■ **Short exercise**: Copy exactly, leaving out every image, the lines from the one with "Write a LaTeX" through the one with "radius=113, y radius=41];", inclusive.

[Entries with chart source code]

(begin)

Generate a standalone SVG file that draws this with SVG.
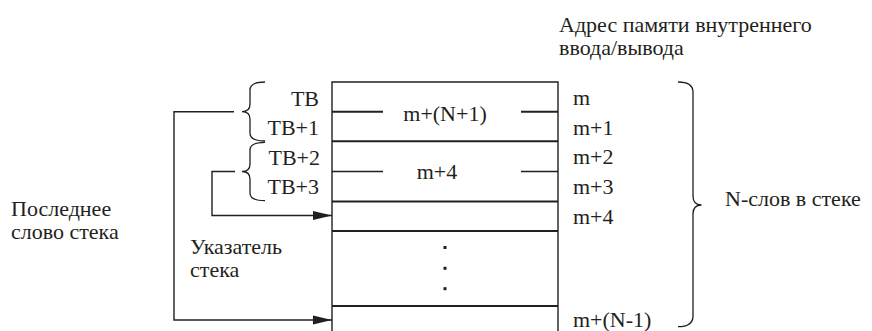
<svg xmlns="http://www.w3.org/2000/svg" width="872" height="331" viewBox="0 0 872 331" font-family="Liberation Serif, Times New Roman, Tinos, Noto Serif, DejaVu Serif, FreeSerif, serif">
<style>
text{font-family:'Liberation Serif','Times New Roman',Tinos,'Noto Serif','DejaVu Serif',FreeSerif,serif;font-size:22px;fill:#231f20}
.ln{stroke:#231f20;stroke-width:1.4;fill:none}
.th{stroke:#231f20;stroke-width:2;fill:none}
.br{stroke:#231f20;stroke-width:1.3;fill:none}
.e{text-anchor:end}
.m{text-anchor:middle}
</style>
<defs>
<marker id="ah" markerWidth="19" markerHeight="10" refX="19" refY="5" orient="auto" markerUnits="userSpaceOnUse">
<path d="M0,0.5 L19,5 L0,9.5 Z" fill="#231f20"/>
</marker>
</defs>
<rect width="872" height="331" fill="#fff"/>
<g id="header">
<text x="559" y="31.5">Адрес памяти внутреннего<tspan x="559" dy="23.5">ввода/вывода</tspan></text>
</g>
<g id="stack">
<path class="ln" d="M332,331 V82 H558 V331"/>
<line class="th" x1="332" y1="141.3" x2="558" y2="141.3"/>
<line class="th" x1="332" y1="201.5" x2="558" y2="201.5"/>
<line class="th" x1="332" y1="231" x2="558" y2="231"/>
<line class="th" x1="332" y1="306" x2="558" y2="306"/>
<line class="th" x1="332" y1="111.7" x2="383" y2="111.7"/>
<line class="th" x1="521" y1="111.7" x2="558" y2="111.7"/>
<line class="ln" x1="332" y1="171.5" x2="383" y2="171.5"/>
<line class="ln" x1="521" y1="171.5" x2="558" y2="171.5"/>
<text class="m" x="445" y="121">m+(N+1)</text>
<text class="m" x="437" y="178.5">m+4</text>
<rect x="443.5" y="246" width="3" height="3" fill="#231f20"/>
<rect x="443.5" y="266.8" width="3" height="3" fill="#231f20"/>
<rect x="443.5" y="287.2" width="3" height="3" fill="#231f20"/>
</g>
<g id="tb-labels">
<path class="br" d="M265,82 Q250,82 250,90 V104 Q250,111.7 242,111.7 Q250,111.7 250,119 V133 Q250,141 265,141"/>
<path class="br" d="M265,142.3 Q250,142.3 250,150 V164 Q250,171.5 242,171.5 Q250,171.5 250,179 V193 Q250,200.7 265,200.7"/>
<text class="e" x="319" y="106">TB</text>
<text class="e" x="319" y="135">TB+1</text>
<text class="e" x="320" y="164.5">TB+2</text>
<text class="e" x="319" y="194">TB+3</text>
</g>
<g id="addresses">
<text x="573" y="105">m</text>
<text x="573" y="134.5">m+1</text>
<text x="573" y="164">m+2</text>
<text x="573" y="194">m+3</text>
<text x="573" y="223.5">m+4</text>
<text x="573" y="326.5">m+(N-1)</text>
<path class="br" d="M678,82 Q693,82 693,92 V196 Q693,205 701.5,205 Q693,205 693,214 V316 Q693,326.7 678,326.7"/>
<text x="725" y="206">N-слов в стеке</text>
</g>
<g id="last-word">
<text x="11" y="215.5">Последнее<tspan x="11" dy="23">слово стека</tspan></text>
</g>
<g id="pointer">
<text x="190" y="253.5">Указатель<tspan x="190" dy="23">стека</tspan></text>
</g>
<g id="connectors">
<polyline class="ln" points="234,111.7 174,111.7 174,320 332,320" marker-end="url(#ah)"/>
<polyline class="ln" points="235,171.5 212,171.5 212,215.5 332,215.5" marker-end="url(#ah)"/>
</g>
</svg>
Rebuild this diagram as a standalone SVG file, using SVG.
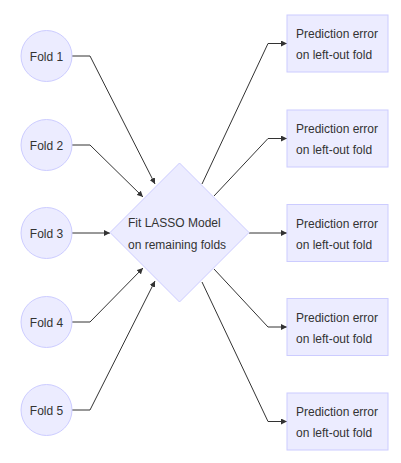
<svg xmlns="http://www.w3.org/2000/svg" width="401" height="463" viewBox="0 0 401 463">
<defs>
<marker id="arr" viewBox="0 0 10 10" refX="10" refY="5" markerWidth="6" markerHeight="6" markerUnits="userSpaceOnUse" orient="auto">
<path d="M0,0 L10,5 L0,10 z" fill="#333"/>
</marker>
</defs>
<style>
.node{fill:#ECECFF;stroke:#CCCCFF;stroke-width:1}
.lbl{font-family:"Liberation Sans",Arial,sans-serif;font-size:12px;fill:#333}
.edge{fill:none;stroke:#333;stroke-width:1;marker-end:url(#arr)}
</style>
<rect width="401" height="463" fill="#fff"/>
<g id="connectors">
<polyline class="edge" points="72,56 90,56 155,184"/>
<polyline class="edge" points="72,145 90,145 143,197"/>
<polyline class="edge" points="72,233 110,233"/>
<polyline class="edge" points="72,322 90,322 143,268"/>
<polyline class="edge" points="72,410 90,410 155,281"/>
<polyline class="edge" points="202,184 268,43.5 287,43.5"/>
<polyline class="edge" points="214,196 268,138.5 287,138.5"/>
<polyline class="edge" points="249,233 287,233"/>
<polyline class="edge" points="214,269 268,327 287,327"/>
<polyline class="edge" points="202,282 268,421.5 287,421.5"/>
</g>
<g id="fold1"><circle class="node" cx="46.5" cy="56" r="25.5"/><text class="lbl" x="46.5" y="61" text-anchor="middle">Fold 1</text></g>
<g id="fold2"><circle class="node" cx="46.5" cy="145" r="25.5"/><text class="lbl" x="46.5" y="150" text-anchor="middle">Fold 2</text></g>
<g id="fold3"><circle class="node" cx="46.5" cy="233" r="25.5"/><text class="lbl" x="46.5" y="238" text-anchor="middle">Fold 3</text></g>
<g id="fold4"><circle class="node" cx="46.5" cy="322" r="25.5"/><text class="lbl" x="46.5" y="327" text-anchor="middle">Fold 4</text></g>
<g id="fold5"><circle class="node" cx="46.5" cy="410" r="25.5"/><text class="lbl" x="46.5" y="415" text-anchor="middle">Fold 5</text></g>
<g id="fit"><polygon class="node" points="179.5,163 249,232.5 179.5,302 110,232.5"/>
<text class="lbl" x="128" y="227">Fit LASSO Model</text>
<text class="lbl" x="128" y="249">on remaining folds</text></g>
<g id="pe1"><rect class="node" x="287" y="15" width="101" height="57"/><text class="lbl" x="296" y="38">Prediction error</text><text class="lbl" x="296" y="59">on left-out fold</text></g>
<g id="pe2"><rect class="node" x="287" y="110" width="101" height="57"/><text class="lbl" x="296" y="133">Prediction error</text><text class="lbl" x="296" y="154">on left-out fold</text></g>
<g id="pe3"><rect class="node" x="287" y="204.5" width="101" height="57"/><text class="lbl" x="296" y="227.5">Prediction error</text><text class="lbl" x="296" y="248.5">on left-out fold</text></g>
<g id="pe4"><rect class="node" x="287" y="298.5" width="101" height="57"/><text class="lbl" x="296" y="321.5">Prediction error</text><text class="lbl" x="296" y="342.5">on left-out fold</text></g>
<g id="pe5"><rect class="node" x="287" y="393" width="101" height="57"/><text class="lbl" x="296" y="416">Prediction error</text><text class="lbl" x="296" y="437">on left-out fold</text></g>
</svg>
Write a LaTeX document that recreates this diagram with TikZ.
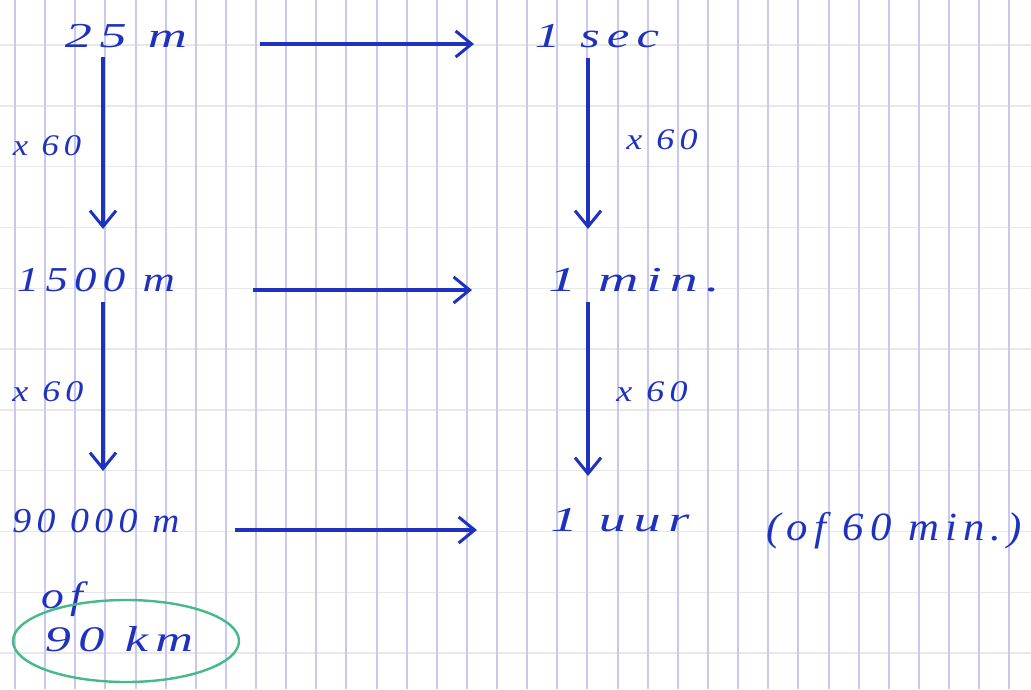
\documentclass[tikz,border=0pt]{standalone}
\usepackage{fontspec}
\setmainfont{Liberation Serif}
\newfontfamily\hand[LetterSpace=14]{Liberation Serif}
\usetikzlibrary{arrows.meta}
\definecolor{ink}{RGB}{30,50,190}
\definecolor{vgrid}{RGB}{200,200,240}
\definecolor{hgrid}{RGB}{232,232,232}
\definecolor{hl}{RGB}{70,185,135}
\tikzset{
  txt/.style={text=ink, font=\hand\itshape\fontsize{35}{37}\selectfont, inner sep=0pt, anchor=base},
  small/.style={text=ink, font=\hand\itshape\fontsize{30}{32}\selectfont, inner sep=0pt, anchor=base},
  conv/.style={draw=ink, line width=3.2pt, -{Straight Barb[length=16pt,width=26pt,line width=3pt]}},
}
\begin{document}
\begin{tikzpicture}[x=1pt,y=-1pt]
\useasboundingbox (0,0) rectangle (1031,689);
\fill[white] (0,0) rectangle (1031,689);
\foreach \k in {0,...,10} \draw[hgrid, line width=1.4pt] (0,45+60.8*\k) -- (1031,45+60.8*\k);
\foreach \k in {0,...,33} \draw[vgrid, line width=2pt] (15+30.13*\k,0) -- (15+30.13*\k,689);

\node[txt] (a1) at (126,47) {\scalebox{1.55}[1]{25 m}};
\node[txt] (b1) at (597,47) {\scalebox{1.45}[1]{1 sec}};
\node[txt] (a2) at (96,291) {\scalebox{1.28}[1]{1500 m}};
\node[txt] (b2) at (634,291) {\scalebox{1.6}[1]{1 min.}};
\node[txt] (a3) at (96,532) {\scalebox{1.08}[1]{90 000 m}};
\node[txt] (b3) at (620,531) {\scalebox{1.55}[1]{1 uur}};
\node[txt, font=\hand\itshape\fontsize{40}{42}\selectfont] (b3n) at (894,540) {\scalebox{1.07}[1]{(of 60 min.)}};
\node[txt, font=\hand\itshape\fontsize{38}{40}\selectfont] (of) at (62,608) {\scalebox{1.2}[1]{of}};
\node[txt, font=\hand\itshape\fontsize{36}{38}\selectfont] (km) at (119,651) {\scalebox{1.45}[1]{90 km}};
\draw[hl, line width=2.4pt] (126,641) ellipse [x radius=113, y radius=41];

\coordinate (h1s) at (260,44); \coordinate (h1e) at (474,44);
\coordinate (h2s) at (253,290); \coordinate (h2e) at (472,290);
\coordinate (h3s) at (235,530); \coordinate (h3e) at (477,530);
\coordinate (v1s) at (103,57);  \coordinate (v1e) at (103,229);
\coordinate (v2s) at (103,302); \coordinate (v2e) at (103,471);
\coordinate (v3s) at (588,58);  \coordinate (v3e) at (588,229);
\coordinate (v4s) at (588,302); \coordinate (v4e) at (588,476);
\draw[conv] (h1s) -- (h1e);
\draw[conv] (h2s) -- (h2e);
\draw[conv] (h3s) -- (h3e);
\draw[conv] (v1s) -- (v1e);
\draw[conv] (v2s) -- (v2e);
\draw[conv] (v3s) -- (v3e);
\draw[conv] (v4s) -- (v4e);

\node[small] (m1) at (47,155) {\scalebox{1.15}[1]{x 60}};
\node[small] (m2) at (662,149) {\scalebox{1.2}[1]{x 60}};
\node[small] (m3) at (48,401) {\scalebox{1.2}[1]{x 60}};
\node[small] (m4) at (652,401) {\scalebox{1.2}[1]{x 60}};
\end{tikzpicture}
\end{document}
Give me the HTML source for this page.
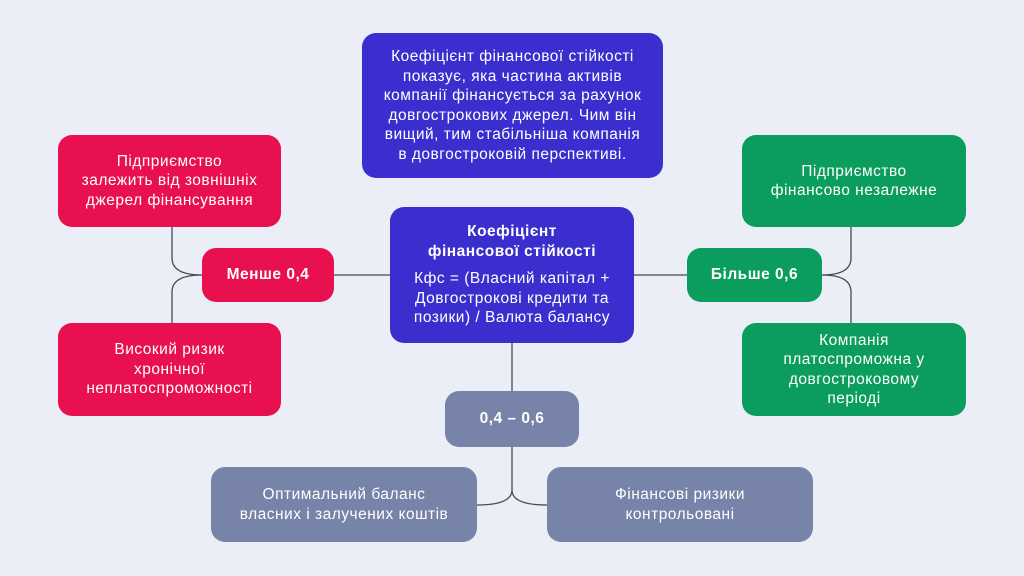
<!DOCTYPE html>
<html><head><meta charset="utf-8"><style>
body{margin:0;width:1024px;height:576px;background:#eceef7;position:relative;overflow:hidden;font-family:"Liberation Sans",sans-serif}
.b{position:absolute;border-radius:14px;color:#fff;display:flex;align-items:center;justify-content:center;text-align:center;font-size:15.5px;line-height:19.5px;letter-spacing:0.5px;box-sizing:border-box;padding:0 4px;white-space:nowrap}
.r{background:#e8104f}.g{background:#0a9d5d}.s{background:#7783a8}.p{background:#3a2fce}
.bold{font-weight:bold}
</style></head><body>
<svg width="1024" height="576" style="position:absolute;left:0;top:0" fill="none" stroke="#444a55" stroke-width="1.3">
<path d="M334 275H390"/><path d="M634 275H687"/><path d="M512 343V391"/>
<path d="M172 227V258Q172 275 202 275M172 323V292Q172 275 202 275"/>
<path d="M851 227V258Q851 275 822 275M851 323V292Q851 275 822 275"/>
<path d="M512 447V490Q512 505 477 505M512 490Q512 505 547 505"/>
</svg>
<div class="b p" style="left:362px;top:33px;width:301px;height:145px">Коефіцієнт фінансової стійкості<br>показує, яка частина активів<br>компанії фінансується за рахунок<br>довгострокових джерел. Чим він<br>вищий, тим стабільніша компанія<br>в довгостроковій перспективі.</div>
<div class="b p" style="left:390px;top:207px;width:244px;height:136px;flex-direction:column"><div class="bold" style="margin-bottom:8px">Коефіцієнт<br>фінансової стійкості</div><div>Кфс = (Власний капітал +<br>Довгострокові кредити та<br>позики) / Валюта балансу</div></div>
<div class="b r" style="left:58px;top:135px;width:223px;height:92px">Підприємство<br>залежить від зовнішніх<br>джерел фінансування</div>
<div class="b r bold" style="left:202px;top:248px;width:132px;height:54px">Менше 0,4</div>
<div class="b r" style="left:58px;top:323px;width:223px;height:93px">Високий ризик<br>хронічної<br>неплатоспроможності</div>
<div class="b g" style="left:742px;top:135px;width:224px;height:92px">Підприємство<br>фінансово незалежне</div>
<div class="b g bold" style="left:687px;top:248px;width:135px;height:54px">Більше 0,6</div>
<div class="b g" style="left:742px;top:323px;width:224px;height:93px">Компанія<br>платоспроможна у<br>довгостроковому<br>періоді</div>
<div class="b s bold" style="left:445px;top:391px;width:134px;height:56px">0,4 – 0,6</div>
<div class="b s" style="left:211px;top:467px;width:266px;height:75px">Оптимальний баланс<br>власних і залучених коштів</div>
<div class="b s" style="left:547px;top:467px;width:266px;height:75px">Фінансові ризики<br>контрольовані</div>
</body></html>
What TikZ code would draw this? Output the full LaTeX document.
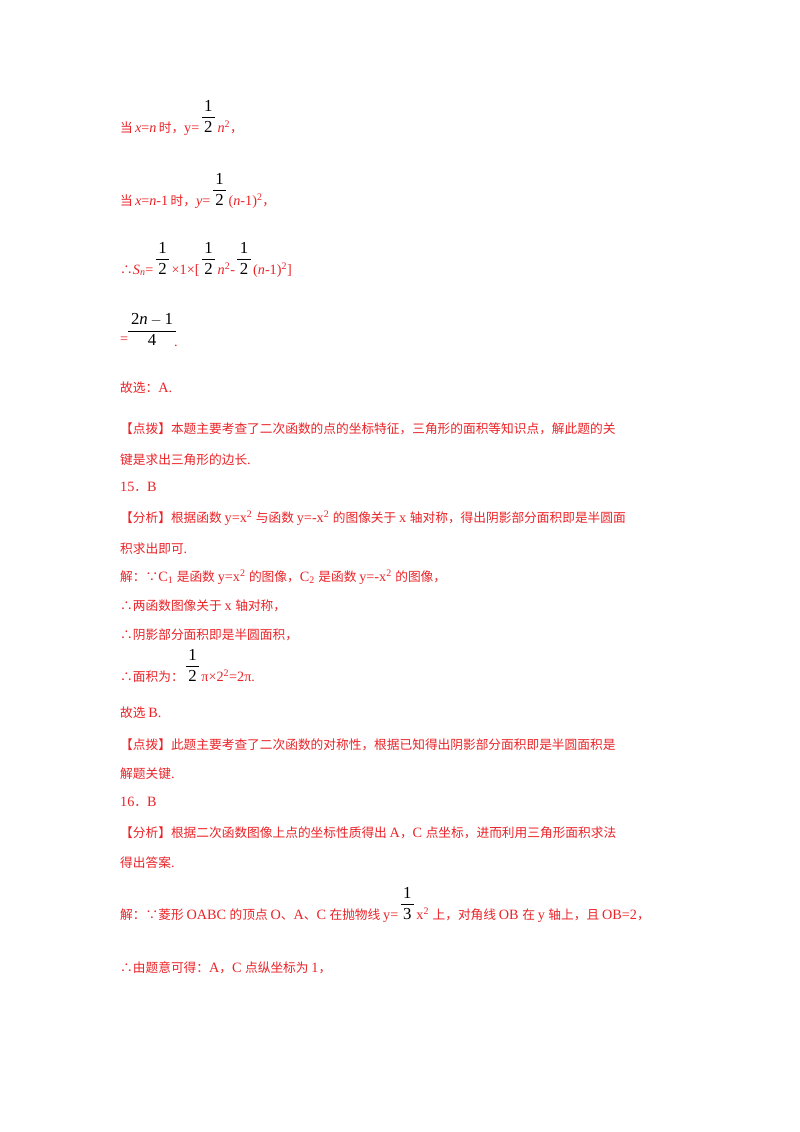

(end)

■ **The result**:
Write a LaTeX document that recreates this diagram with TikZ.
\documentclass[tikz,border=0pt]{standalone}
\usepackage{fontspec}
\setmainfont{Liberation Serif}
\newfontfamily\hand[LetterSpace=14]{Liberation Serif}
\usetikzlibrary{arrows.meta}
\definecolor{ink}{RGB}{30,50,190}
\definecolor{vgrid}{RGB}{200,200,240}
\definecolor{hgrid}{RGB}{232,232,232}
\definecolor{hl}{RGB}{70,185,135}
\tikzset{
  txt/.style={text=ink, font=\hand\itshape\fontsize{35}{37}\selectfont, inner sep=0pt, anchor=base},
  small/.style={text=ink, font=\hand\itshape\fontsize{30}{32}\selectfont, inner sep=0pt, anchor=base},
  conv/.style={draw=ink, line width=3.2pt, -{Straight Barb[length=16pt,width=26pt,line width=3pt]}},
}
\begin{document}
\begin{tikzpicture}[x=1pt,y=-1pt]
\useasboundingbox (0,0) rectangle (1031,689);
\fill[white] (0,0) rectangle (1031,689);
\foreach \k in {0,...,10} \draw[hgrid, line width=1.4pt] (0,45+60.8*\k) -- (1031,45+60.8*\k);
\foreach \k in {0,...,33} \draw[vgrid, line width=2pt] (15+30.13*\k,0) -- (15+30.13*\k,689);

\node[txt] (a1) at (126,47) {\scalebox{1.55}[1]{25 m}};
\node[txt] (b1) at (597,47) {\scalebox{1.45}[1]{1 sec}};
\node[txt] (a2) at (96,291) {\scalebox{1.28}[1]{1500 m}};
\node[txt] (b2) at (634,291) {\scalebox{1.6}[1]{1 min.}};
\node[txt] (a3) at (96,532) {\scalebox{1.08}[1]{90 000 m}};
\node[txt] (b3) at (620,531) {\scalebox{1.55}[1]{1 uur}};
\node[txt, font=\hand\itshape\fontsize{40}{42}\selectfont] (b3n) at (894,540) {\scalebox{1.07}[1]{(of 60 min.)}};
\node[txt, font=\hand\itshape\fontsize{38}{40}\selectfont] (of) at (62,608) {\scalebox{1.2}[1]{of}};
\node[txt, font=\hand\itshape\fontsize{36}{38}\selectfont] (km) at (119,651) {\scalebox{1.45}[1]{90 km}};
\draw[hl, line width=2.4pt] (126,641) ellipse [x radius=113, y radius=41];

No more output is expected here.